WHAT NEEDS TO BE DONE: Go through the data and copy every line exactly, but not the images.

SUPPLIED MATERIAL:
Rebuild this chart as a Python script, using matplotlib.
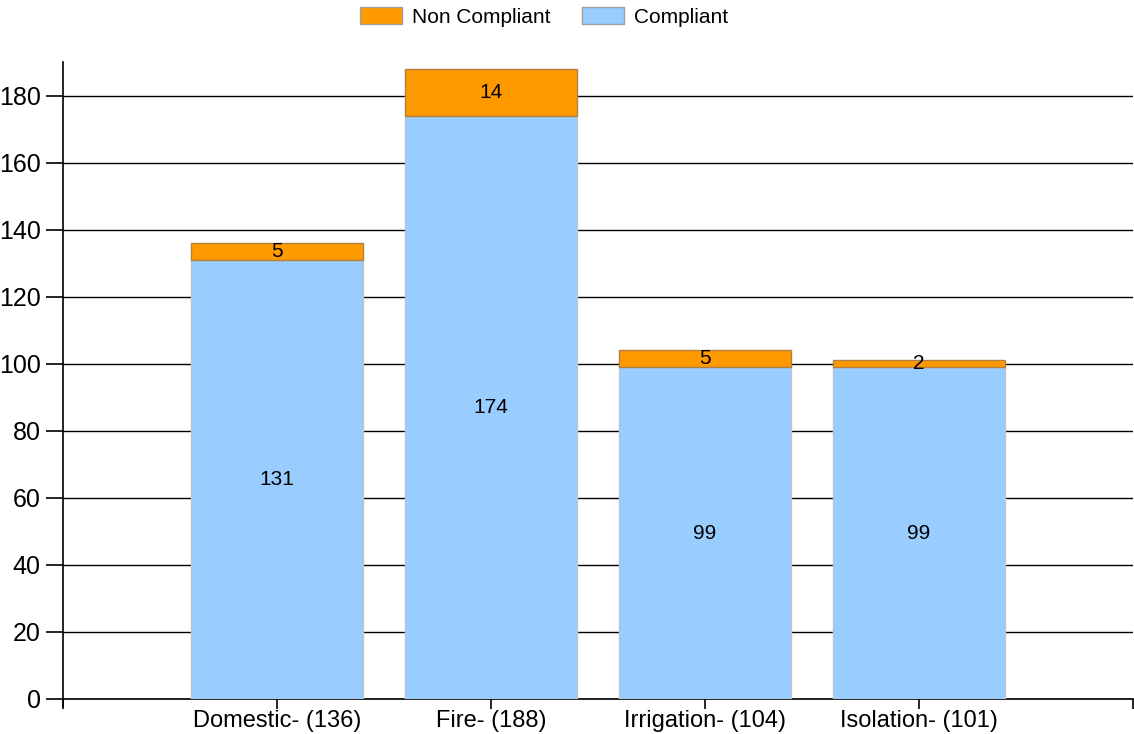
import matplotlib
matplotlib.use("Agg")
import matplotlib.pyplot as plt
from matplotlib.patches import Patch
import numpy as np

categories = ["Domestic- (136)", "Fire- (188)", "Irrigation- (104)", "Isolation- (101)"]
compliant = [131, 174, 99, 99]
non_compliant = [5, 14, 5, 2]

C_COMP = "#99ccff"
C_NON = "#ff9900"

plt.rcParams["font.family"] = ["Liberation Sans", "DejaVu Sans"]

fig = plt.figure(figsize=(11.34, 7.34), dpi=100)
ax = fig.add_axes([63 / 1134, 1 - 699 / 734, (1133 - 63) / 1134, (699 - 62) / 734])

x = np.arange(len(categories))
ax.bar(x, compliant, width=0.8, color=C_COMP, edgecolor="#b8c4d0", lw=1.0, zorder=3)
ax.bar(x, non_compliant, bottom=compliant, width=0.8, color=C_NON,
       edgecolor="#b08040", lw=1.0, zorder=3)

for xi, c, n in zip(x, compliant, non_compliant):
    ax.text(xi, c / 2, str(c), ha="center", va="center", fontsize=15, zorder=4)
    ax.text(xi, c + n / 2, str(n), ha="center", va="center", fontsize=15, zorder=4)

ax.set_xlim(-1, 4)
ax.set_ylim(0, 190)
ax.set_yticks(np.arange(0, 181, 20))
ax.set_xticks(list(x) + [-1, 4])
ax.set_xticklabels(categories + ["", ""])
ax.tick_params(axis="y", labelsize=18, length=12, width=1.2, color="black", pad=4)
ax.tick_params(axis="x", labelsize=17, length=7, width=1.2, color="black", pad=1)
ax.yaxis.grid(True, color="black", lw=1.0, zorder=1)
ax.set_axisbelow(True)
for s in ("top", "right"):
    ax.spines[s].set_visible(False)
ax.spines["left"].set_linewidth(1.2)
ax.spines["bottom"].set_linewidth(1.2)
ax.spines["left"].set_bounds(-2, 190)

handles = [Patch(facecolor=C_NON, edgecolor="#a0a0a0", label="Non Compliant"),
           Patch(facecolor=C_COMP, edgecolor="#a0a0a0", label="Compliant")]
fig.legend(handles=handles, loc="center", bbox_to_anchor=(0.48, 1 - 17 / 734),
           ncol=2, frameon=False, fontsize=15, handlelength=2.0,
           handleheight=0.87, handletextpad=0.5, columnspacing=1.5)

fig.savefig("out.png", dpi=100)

SOLUTION:
Rebuild this chart as a Python script, using matplotlib.
import matplotlib
matplotlib.use("Agg")
import matplotlib.pyplot as plt
from matplotlib.patches import Patch
import numpy as np

categories = ["Domestic- (136)", "Fire- (188)", "Irrigation- (104)", "Isolation- (101)"]
compliant = [131, 174, 99, 99]
non_compliant = [5, 14, 5, 2]

C_COMP = "#99ccff"
C_NON = "#ff9900"

plt.rcParams["font.family"] = ["Liberation Sans", "DejaVu Sans"]

fig = plt.figure(figsize=(11.34, 7.34), dpi=100)
ax = fig.add_axes([63 / 1134, 1 - 699 / 734, (1133 - 63) / 1134, (699 - 62) / 734])

x = np.arange(len(categories))
ax.bar(x, compliant, width=0.8, color=C_COMP, edgecolor="#b8c4d0", lw=1.0, zorder=3)
ax.bar(x, non_compliant, bottom=compliant, width=0.8, color=C_NON,
       edgecolor="#b08040", lw=1.0, zorder=3)

for xi, c, n in zip(x, compliant, non_compliant):
    ax.text(xi, c / 2, str(c), ha="center", va="center", fontsize=15, zorder=4)
    ax.text(xi, c + n / 2, str(n), ha="center", va="center", fontsize=15, zorder=4)

ax.set_xlim(-1, 4)
ax.set_ylim(0, 190)
ax.set_yticks(np.arange(0, 181, 20))
ax.set_xticks(list(x) + [-1, 4])
ax.set_xticklabels(categories + ["", ""])
ax.tick_params(axis="y", labelsize=18, length=12, width=1.2, color="black", pad=4)
ax.tick_params(axis="x", labelsize=17, length=7, width=1.2, color="black", pad=1)
ax.yaxis.grid(True, color="black", lw=1.0, zorder=1)
ax.set_axisbelow(True)
for s in ("top", "right"):
    ax.spines[s].set_visible(False)
ax.spines["left"].set_linewidth(1.2)
ax.spines["bottom"].set_linewidth(1.2)
ax.spines["left"].set_bounds(-2, 190)

handles = [Patch(facecolor=C_NON, edgecolor="#a0a0a0", label="Non Compliant"),
           Patch(facecolor=C_COMP, edgecolor="#a0a0a0", label="Compliant")]
fig.legend(handles=handles, loc="center", bbox_to_anchor=(0.48, 1 - 17 / 734),
           ncol=2, frameon=False, fontsize=15, handlelength=2.0,
           handleheight=0.87, handletextpad=0.5, columnspacing=1.5)

fig.savefig("out.png", dpi=100)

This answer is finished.